This Sunday Ian and I hiked the section of the Juan de Fuca Marine Trail that we didn't complete on our annual May hike. We started at Sombrio beach at 10:00am and hiked roughly 20km to Botanical Beach, arriving around 4:00.
Although an anjoyable hike, this section definately pales in comparison to the rest of the trail. Once you're past Sombrio, the hiking is predominantly away from the beach, and follows a muddy path through clearcuts and spindly second- and third-growth forests. Campy signage spin a tale about the benefits of modern logging practices, while a barren, ugly landscape reveals the truth. Even the crew responsible for trail maintenance has forsaken this area, and the trail is choked with Salal and other dense growth. Mud bogs, although dryer than in May, get deeper and wider every year, with no attempts at drainage, diverters, or boardwalks. As evidenced in the picture above, damaged areas are left for hikers to navigate around, further destroying the area. In one area, so many people mistook an unsigned turn that a side trail was almost as well travelled as the main trail. On the plus side, this wrong turn took us down to a previously unknown beach for lunch. A bit of scouting revealed the correct trail hiding behind a tree and some trail debris.

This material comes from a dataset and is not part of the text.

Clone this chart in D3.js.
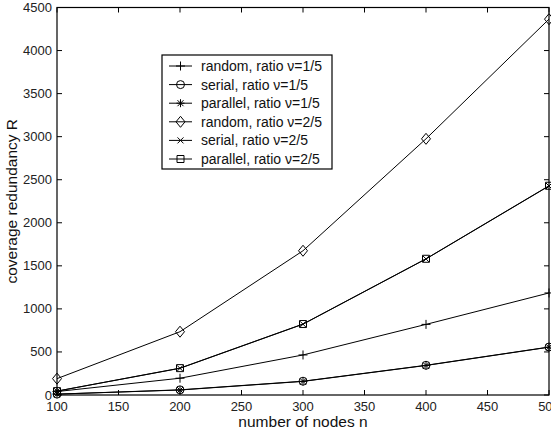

About 8 miles from Botanical Beach the scenery improves somewhat, with a slightly older second-growth forest and a trail replete with boardwalks for the benefit of day-hikers venturing forth from their SUVs. Those wishing to escape the forest doldrum can hike much of the distance on an incredible sea shelf, with frequent wildlife sightings (we saw several bears having a mussel buffet), tidal pools, huge crashing waves, and plenty of stunning vistas.
Closer-still to Botanical there are several secluded pebble beaches ideal for a final rest before the climb up to the parking lot. The hike was followed by a tasty dinner at Mulligans in Sooke, which offers a surprisingly diverse menu and affordable microbrews on tap.